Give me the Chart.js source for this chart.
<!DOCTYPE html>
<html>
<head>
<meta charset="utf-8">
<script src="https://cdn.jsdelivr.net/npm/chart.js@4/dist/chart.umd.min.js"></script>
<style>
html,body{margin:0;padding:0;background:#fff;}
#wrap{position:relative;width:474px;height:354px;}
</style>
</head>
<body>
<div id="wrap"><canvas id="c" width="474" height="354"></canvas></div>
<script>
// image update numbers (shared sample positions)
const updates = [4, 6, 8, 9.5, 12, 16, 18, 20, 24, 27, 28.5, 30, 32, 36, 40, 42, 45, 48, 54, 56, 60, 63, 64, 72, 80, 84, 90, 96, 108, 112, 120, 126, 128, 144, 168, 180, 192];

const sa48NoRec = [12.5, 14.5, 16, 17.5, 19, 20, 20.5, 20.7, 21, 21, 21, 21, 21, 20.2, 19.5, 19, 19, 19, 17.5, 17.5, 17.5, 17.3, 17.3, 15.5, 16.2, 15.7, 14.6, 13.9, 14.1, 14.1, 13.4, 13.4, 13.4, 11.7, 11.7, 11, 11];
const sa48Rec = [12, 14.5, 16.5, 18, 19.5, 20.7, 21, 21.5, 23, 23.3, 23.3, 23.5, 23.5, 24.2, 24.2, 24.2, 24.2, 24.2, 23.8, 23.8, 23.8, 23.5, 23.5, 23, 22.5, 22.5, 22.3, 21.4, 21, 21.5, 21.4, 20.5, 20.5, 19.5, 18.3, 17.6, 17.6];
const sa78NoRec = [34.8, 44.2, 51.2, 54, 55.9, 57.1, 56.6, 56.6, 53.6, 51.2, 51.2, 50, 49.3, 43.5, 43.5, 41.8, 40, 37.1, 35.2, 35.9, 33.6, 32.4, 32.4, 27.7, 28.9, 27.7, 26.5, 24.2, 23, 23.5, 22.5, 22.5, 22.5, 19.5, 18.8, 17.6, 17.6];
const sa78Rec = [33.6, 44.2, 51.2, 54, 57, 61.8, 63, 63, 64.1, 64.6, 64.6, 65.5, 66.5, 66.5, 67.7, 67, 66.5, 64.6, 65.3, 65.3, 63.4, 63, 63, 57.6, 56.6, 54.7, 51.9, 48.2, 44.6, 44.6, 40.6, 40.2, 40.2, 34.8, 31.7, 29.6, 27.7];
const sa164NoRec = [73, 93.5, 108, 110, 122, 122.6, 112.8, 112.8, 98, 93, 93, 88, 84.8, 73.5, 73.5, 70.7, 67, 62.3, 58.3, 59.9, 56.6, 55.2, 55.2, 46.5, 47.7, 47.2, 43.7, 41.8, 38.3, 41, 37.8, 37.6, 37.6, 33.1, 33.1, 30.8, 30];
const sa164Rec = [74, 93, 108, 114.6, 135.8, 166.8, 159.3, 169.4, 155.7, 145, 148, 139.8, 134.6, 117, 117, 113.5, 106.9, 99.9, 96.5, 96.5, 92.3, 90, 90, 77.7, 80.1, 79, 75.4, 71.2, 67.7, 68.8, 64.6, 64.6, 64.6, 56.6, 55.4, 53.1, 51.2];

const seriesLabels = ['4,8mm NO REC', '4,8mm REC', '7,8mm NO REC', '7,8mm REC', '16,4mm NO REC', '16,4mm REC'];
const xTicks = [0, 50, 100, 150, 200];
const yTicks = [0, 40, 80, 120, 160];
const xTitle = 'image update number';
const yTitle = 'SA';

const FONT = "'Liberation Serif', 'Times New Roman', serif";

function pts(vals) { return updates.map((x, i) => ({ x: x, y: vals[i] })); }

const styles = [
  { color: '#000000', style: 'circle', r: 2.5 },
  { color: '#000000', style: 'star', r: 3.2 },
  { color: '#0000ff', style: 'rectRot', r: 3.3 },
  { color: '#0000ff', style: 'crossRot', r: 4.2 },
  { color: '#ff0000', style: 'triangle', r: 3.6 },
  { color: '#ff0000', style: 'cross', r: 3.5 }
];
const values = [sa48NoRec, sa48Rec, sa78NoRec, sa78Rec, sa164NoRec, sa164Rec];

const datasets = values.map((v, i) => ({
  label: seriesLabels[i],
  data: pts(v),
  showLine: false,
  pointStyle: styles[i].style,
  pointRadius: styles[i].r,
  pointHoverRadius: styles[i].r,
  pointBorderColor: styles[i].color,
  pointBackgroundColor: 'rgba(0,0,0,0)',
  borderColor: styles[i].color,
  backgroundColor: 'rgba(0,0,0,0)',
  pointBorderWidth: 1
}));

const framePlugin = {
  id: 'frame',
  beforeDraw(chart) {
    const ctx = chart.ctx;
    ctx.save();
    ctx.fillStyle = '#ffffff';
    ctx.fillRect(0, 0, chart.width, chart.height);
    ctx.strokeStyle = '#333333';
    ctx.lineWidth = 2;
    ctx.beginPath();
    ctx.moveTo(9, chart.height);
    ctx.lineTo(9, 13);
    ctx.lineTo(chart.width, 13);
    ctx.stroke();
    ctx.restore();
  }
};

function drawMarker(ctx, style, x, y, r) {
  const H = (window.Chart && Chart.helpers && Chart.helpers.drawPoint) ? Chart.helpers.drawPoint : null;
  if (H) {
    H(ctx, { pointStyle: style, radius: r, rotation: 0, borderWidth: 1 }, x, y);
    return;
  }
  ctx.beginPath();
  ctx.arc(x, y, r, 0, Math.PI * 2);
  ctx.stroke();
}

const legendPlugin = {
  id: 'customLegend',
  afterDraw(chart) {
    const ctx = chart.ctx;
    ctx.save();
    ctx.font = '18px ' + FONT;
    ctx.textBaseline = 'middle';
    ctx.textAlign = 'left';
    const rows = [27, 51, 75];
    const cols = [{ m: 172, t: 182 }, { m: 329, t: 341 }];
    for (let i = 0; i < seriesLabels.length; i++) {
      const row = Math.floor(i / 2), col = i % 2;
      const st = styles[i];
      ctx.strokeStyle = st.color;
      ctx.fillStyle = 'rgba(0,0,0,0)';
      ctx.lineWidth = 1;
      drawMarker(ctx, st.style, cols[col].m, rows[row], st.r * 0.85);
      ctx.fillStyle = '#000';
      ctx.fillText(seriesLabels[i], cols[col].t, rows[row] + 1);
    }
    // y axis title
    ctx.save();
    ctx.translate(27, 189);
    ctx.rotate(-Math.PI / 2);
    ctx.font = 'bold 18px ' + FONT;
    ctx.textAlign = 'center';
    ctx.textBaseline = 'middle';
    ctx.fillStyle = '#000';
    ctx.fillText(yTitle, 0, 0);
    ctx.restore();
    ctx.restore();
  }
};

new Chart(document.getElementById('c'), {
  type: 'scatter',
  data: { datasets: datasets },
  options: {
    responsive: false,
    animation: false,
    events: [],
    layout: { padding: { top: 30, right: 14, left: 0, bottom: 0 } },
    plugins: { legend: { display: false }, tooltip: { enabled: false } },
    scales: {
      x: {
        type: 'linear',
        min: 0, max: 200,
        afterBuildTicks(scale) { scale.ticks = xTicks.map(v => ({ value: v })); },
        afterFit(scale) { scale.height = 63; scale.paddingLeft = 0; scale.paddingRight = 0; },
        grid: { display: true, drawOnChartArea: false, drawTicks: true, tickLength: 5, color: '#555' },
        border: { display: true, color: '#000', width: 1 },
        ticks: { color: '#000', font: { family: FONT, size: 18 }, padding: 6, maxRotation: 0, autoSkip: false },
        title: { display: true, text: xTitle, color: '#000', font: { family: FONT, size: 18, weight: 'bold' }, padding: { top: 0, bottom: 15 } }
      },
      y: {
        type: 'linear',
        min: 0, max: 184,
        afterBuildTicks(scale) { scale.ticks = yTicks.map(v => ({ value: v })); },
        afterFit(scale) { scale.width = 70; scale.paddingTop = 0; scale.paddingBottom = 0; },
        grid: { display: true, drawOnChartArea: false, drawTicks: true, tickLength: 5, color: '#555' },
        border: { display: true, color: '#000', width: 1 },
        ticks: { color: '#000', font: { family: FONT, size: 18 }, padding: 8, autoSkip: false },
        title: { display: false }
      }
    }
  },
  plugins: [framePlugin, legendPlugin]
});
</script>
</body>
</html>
===============
TASK DIRECTIONS –
Only the lines from the first line of the material above through the line that contains "168, 180, 192];" should be quoted, each one exactly.

SOLVED PROBLEM –
Give me the Chart.js source for this chart.
<!DOCTYPE html>
<html>
<head>
<meta charset="utf-8">
<script src="https://cdn.jsdelivr.net/npm/chart.js@4/dist/chart.umd.min.js"></script>
<style>
html,body{margin:0;padding:0;background:#fff;}
#wrap{position:relative;width:474px;height:354px;}
</style>
</head>
<body>
<div id="wrap"><canvas id="c" width="474" height="354"></canvas></div>
<script>
// image update numbers (shared sample positions)
const updates = [4, 6, 8, 9.5, 12, 16, 18, 20, 24, 27, 28.5, 30, 32, 36, 40, 42, 45, 48, 54, 56, 60, 63, 64, 72, 80, 84, 90, 96, 108, 112, 120, 126, 128, 144, 168, 180, 192];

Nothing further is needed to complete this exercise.